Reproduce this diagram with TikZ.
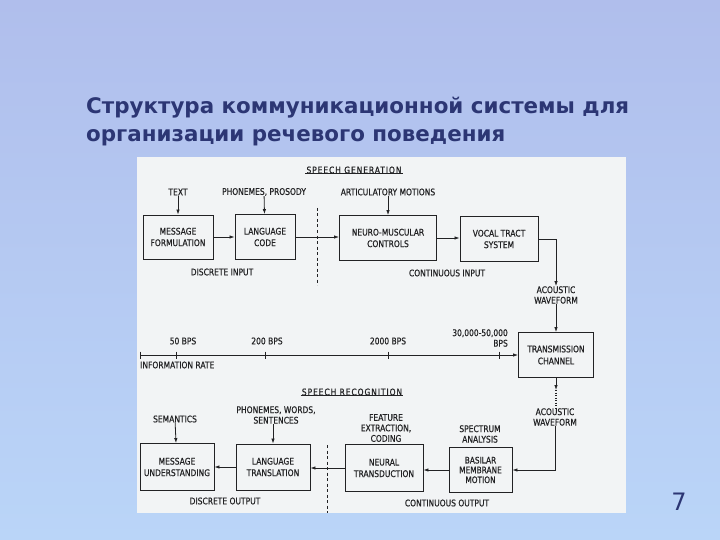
\documentclass[tikz,border=0pt]{standalone}
\usepackage{fontspec}
\usepackage{tikz}
\usetikzlibrary{arrows.meta, positioning}
\usepackage{xcolor}
\newfontfamily\letterfont[FakeStretch=0.82, FakeBold=0.6]{DejaVu Sans}
\newfontfamily\titlefont{DejaVu Sans}
\definecolor{slidetop}{RGB}{176,190,236}
\definecolor{slidebot}{RGB}{186,213,248}
\definecolor{titlenavy}{RGB}{44,54,116}
\definecolor{paper}{RGB}{242,244,245}
\definecolor{ink}{RGB}{34,34,36}

\begin{document}
\begin{tikzpicture}[x=1pt,y=-1pt,
    block/.style={draw=ink, line width=0.9pt, inner sep=0pt, align=center,
        text=ink, font=\letterfont\fontsize{9.2}{11.5}\selectfont},
    lbl/.style={inner sep=0pt, align=center, text=ink,
        font=\letterfont\fontsize{9.2}{10.5}\selectfont},
    head/.style={inner sep=1pt, text=ink,
        font=\letterfont\fontsize{9.2}{10.5}\selectfont\addfontfeature{LetterSpace=10}},
    conn/.style={draw=ink, line width=0.8pt, -{Latex[length=5pt,width=3.5pt]}},
    wire/.style={draw=ink, line width=0.8pt}]
    \useasboundingbox (0,0) rectangle (720,540);
    % slide background and the scanned sheet
    \shade[top color=slidetop, bottom color=slidebot] (0,0) rectangle (720,540);
    \fill[paper] (137,157) rectangle (626,513);
    % title
    \node[anchor=base west, inner sep=0pt, text=titlenavy,
        font=\titlefont\bfseries\fontsize{21.4}{24}\selectfont] (title1) at (86,114)
        {Структура коммуникационной системы для};
    \node[anchor=base west, inner sep=0pt, text=titlenavy,
        font=\titlefont\bfseries\fontsize{21.4}{24}\selectfont] (title2) at (86,142)
        {организации речевого поведения};
    \node[inner sep=0pt, text=titlenavy, font=\titlefont\fontsize{24}{26}\selectfont]
        (pagenum) at (679,502) {7};

    % speech generation
    \node[head] (gen) at (354,170) {SPEECH GENERATION};
    \draw[wire] ([yshift=1pt]gen.south west) -- ([yshift=1pt]gen.south east);
    \node[lbl] (text) at (178,192) {TEXT};
    \node[lbl] (prosody) at (264,192) {PHONEMES, PROSODY};
    \node[lbl] (motions) at (388,192) {ARTICULATORY MOTIONS};
    \node[block, minimum width=70, minimum height=44] (formul) at (178,237) {MESSAGE\\FORMULATION};
    \node[block, minimum width=60, minimum height=45] (code) at (265,237) {LANGUAGE\\CODE};
    \node[block, minimum width=97, minimum height=45] (neuro) at (388,238) {NEURO-MUSCULAR\\CONTROLS};
    \node[block, minimum width=78, minimum height=45] (tract) at (499,239) {VOCAL TRACT\\SYSTEM};
    \draw[conn] (text) -- (formul);
    \draw[conn] (prosody) -- (code);
    \draw[conn] (motions) -- (neuro);
    \draw[conn] (formul.east) -- (code.west |- formul.east);
    \draw[conn] (code.east) -- (neuro.west |- code.east);
    \draw[conn] (neuro.east) -- (tract.west |- neuro.east);
    \node[lbl] (dinput) at (222,272) {DISCRETE INPUT};
    \node[lbl] (cinput) at (447,273) {CONTINUOUS INPUT};
    % border between discrete and continuous
    \coordinate (gtop) at (317,208);
    \coordinate (gbot) at (317,285);
    \draw[wire, dash pattern=on 3pt off 2.5pt] (gtop) -- (gbot);

    % channel
    \node[lbl] (wave1) at (556,295) {ACOUSTIC\\WAVEFORM};
    \node[block, minimum width=75, minimum height=45,
        font=\letterfont\fontsize{9.2}{12}\selectfont] (channel) at (556,355) {TRANSMISSION\\CHANNEL};
    \draw[conn] (tract.east) -| (wave1.north);
    \draw[conn] (wave1) -- (channel);
    \coordinate (tip) at (556,390);
    \node[lbl] (wave2) at (555,417) {ACOUSTIC\\WAVEFORM};
    \draw[conn] (channel) -- (tip);
    \draw[wire, line width=1.2pt, dash pattern=on 1.2pt off 1.3pt] (tip) -- (wave2.north -| tip);

    % information rate
    \coordinate (rate0) at (140,355);
    \draw[conn] (rate0) -- (channel.west |- rate0);
    \foreach \x/\nm in {140/r0, 176/r1, 265/r2, 388/r3, 499/r4}
        \draw[wire] (\x,351.5) -- (\x,358.5) coordinate (\nm);
    \node[lbl] (bps1) at (183,341) {50 BPS};
    \node[lbl] (bps2) at (267,341) {200 BPS};
    \node[lbl] (bps3) at (388,341) {2000 BPS};
    \node[lbl, align=right, anchor=east] (bps4) at (508,338) {30,000-50,000\\BPS};
    \node[lbl, anchor=west] (rate) at (140,365) {INFORMATION RATE};

    % speech recognition
    \node[head] (rec) at (352,392) {SPEECH RECOGNITION};
    \draw[wire] ([yshift=1pt]rec.south west) -- ([yshift=1pt]rec.south east);
    \node[lbl] (sem) at (175,419) {SEMANTICS};
    \node[lbl] (words) at (276,415) {PHONEMES, WORDS,\\SENTENCES};
    \node[lbl] (feature) at (386,428) {FEATURE\\EXTRACTION,\\CODING};
    \node[lbl] (spectrum) at (480,434) {SPECTRUM\\ANALYSIS};
    \node[block, minimum width=74, minimum height=47] (underst) at (177,467) {MESSAGE\\UNDERSTANDING};
    \node[block, minimum width=74, minimum height=46] (transl) at (273,467) {LANGUAGE\\TRANSLATION};
    \node[block, minimum width=78, minimum height=47] (neural) at (384,468) {NEURAL\\TRANSDUCTION};
    \node[block, minimum width=63, minimum height=45,
        font=\letterfont\fontsize{9}{9.8}\selectfont] (basilar) at (480.5,470) {BASILAR\\MEMBRANE\\MOTION};
    \draw[conn] (sem) -- (underst);
    \draw[conn] (words.south -| transl) -- (transl);
    \draw[conn] (wave2.south) |- (basilar.east);
    \draw[conn] (basilar.west) -- (neural.east |- basilar.west);
    \draw[conn] (neural.west) -- (transl.east |- neural.west);
    \draw[conn] (transl.west) -- (underst.east |- transl.west);
    \node[lbl] (doutput) at (225,501) {DISCRETE OUTPUT};
    \node[lbl] (coutput) at (447,503) {CONTINUOUS OUTPUT};
    \coordinate (rtop) at (327,445);
    \coordinate (rbot) at (327,513);
    \draw[wire, dash pattern=on 3pt off 2.5pt] (rtop) -- (rbot);
\end{tikzpicture}
\end{document}
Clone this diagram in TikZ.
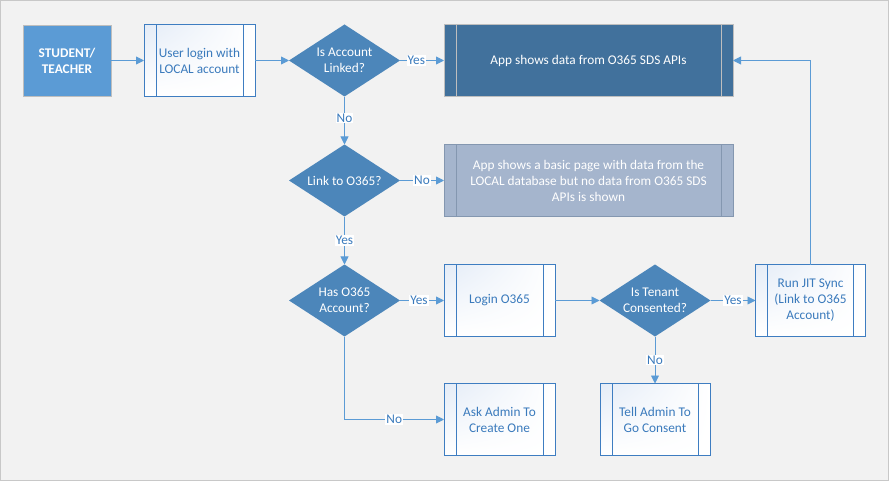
\documentclass[tikz,border=0pt]{standalone}
\usepackage{fontspec}
\setmainfont{Carlito}
\usepackage{tikz}
\usetikzlibrary{shapes,shadings,arrows.meta,positioning,calc}

\definecolor{bgfill}{RGB}{242,242,242}
\definecolor{framegray}{RGB}{200,200,200}
\definecolor{flowblue}{RGB}{91,155,213}
\definecolor{actorblue}{RGB}{91,155,213}
\definecolor{decideblue}{RGB}{76,134,186}
\definecolor{procline}{RGB}{62,125,193}
\definecolor{proctext}{RGB}{58,122,188}
\definecolor{procshade}{RGB}{228,236,247}
\definecolor{apiblue}{RGB}{65,113,156}
\definecolor{localgray}{RGB}{165,181,205}
\definecolor{localline}{RGB}{132,151,176}
\definecolor{boxgray}{RGB}{190,190,190}

\begin{document}
\begin{tikzpicture}[x=1pt, y=-1pt, font=\fontsize{13.3}{16}\selectfont, outer sep=0pt,
    bars/.style={path picture={
        \draw[#1, line width=0.8pt]
            ([xshift=12pt]path picture bounding box.north west) -- ([xshift=12pt]path picture bounding box.south west)
            ([xshift=-12pt]path picture bounding box.north east) -- ([xshift=-12pt]path picture bounding box.south east);}},
    proc/.style={rectangle, draw=procline, line width=0.8pt, text=proctext, align=center,
        minimum width=111pt, minimum height=72pt, inner sep=0pt,
        upper left=procshade, upper right=white, lower left=white, lower right=white, bars=procline},
    decide/.style={diamond, fill=decideblue, text=white, align=center, inner sep=-5pt,
        aspect=1.54, minimum width=111pt, minimum height=72pt},
    flow/.style={draw=flowblue, line width=0.9pt, -{Triangle[length=8pt,width=8pt]}},
    tag/.style={fill=white, text=proctext, inner sep=1pt}]

    \useasboundingbox (0,0) rectangle (889,481);
    \draw[fill=bgfill, draw=framegray] (0.5,0.5) rectangle (888.5,480.5);

    \node (student) [rectangle, fill=actorblue, draw=boxgray, line width=0.8pt, text=white, align=center,
        minimum width=88pt, minimum height=71pt, font=\fontsize{13.3}{16}\selectfont\bfseries] at (67,60.5) {STUDENT/\\TEACHER};
    \node (local) [proc, right=33pt of student] {User login with\\LOCAL account};
    \node (linked) [decide, right=34pt of local] {Is Account\\Linked?};
    \node (showapi) [rectangle, fill=apiblue, draw=boxgray, line width=0.8pt, text=white, minimum width=289pt,
        minimum height=72pt, bars=boxgray, right=44pt of linked] {App shows data from O365 SDS APIs};
    \node (linkq) [decide, below=48pt of linked] {Link to O365?};
    \node (basic) [rectangle, fill=localgray, draw=localline, line width=0.8pt, text=white, align=center,
        minimum width=289pt, minimum height=72pt, bars=localline, right=44pt of linkq]
        {App shows a basic page with data from the\\LOCAL database but no data from O365 SDS\\APIs is shown};
    \node (hasacct) [decide, below=48pt of linkq] {Has O365\\Account?};
    \node (login) [proc, right=44pt of hasacct] {Login O365};
    \node (tenant) [decide, right=44.5pt of login] {Is Tenant\\Consented?};
    \node (jit) [proc, minimum width=110pt, right=45pt of tenant] {Run JIT Sync\\(Link to O365\\Account)};
    \node (ask) [proc, below=47pt of login] {Ask Admin To\\Create One};
    \node (tell) [proc, minimum width=110pt, below=47pt of tenant] {Tell Admin To\\Go Consent};

    \draw[flow] (student) -- (local);
    \draw[flow] (local) -- (linked);
    \draw[flow] (linked) -- node[tag, pos=0.37] {Yes} (showapi);
    \draw[flow] (linked) -- node[tag, pos=0.45] {No} (linkq);
    \draw[flow] (linkq) -- node[tag] {No} (basic);
    \draw[flow] (linkq) -- node[tag] {Yes} (hasacct);
    \draw[flow] (hasacct) -- node[tag, pos=0.43] {Yes} (login);
    \draw[flow] (hasacct) |- node[tag, pos=0.75] {No} (ask);
    \draw[flow] (login) -- (tenant);
    \draw[flow] (tenant) -- node[tag] {Yes} (jit);
    \draw[flow] (tenant) -- node[tag] {No} (tell);
    \draw[flow] (jit) |- (showapi);
\end{tikzpicture}
\end{document}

####################

List the lines that contain the word "diagram".

Reproduce this diagram with TikZ.
Clone this diagram in TikZ.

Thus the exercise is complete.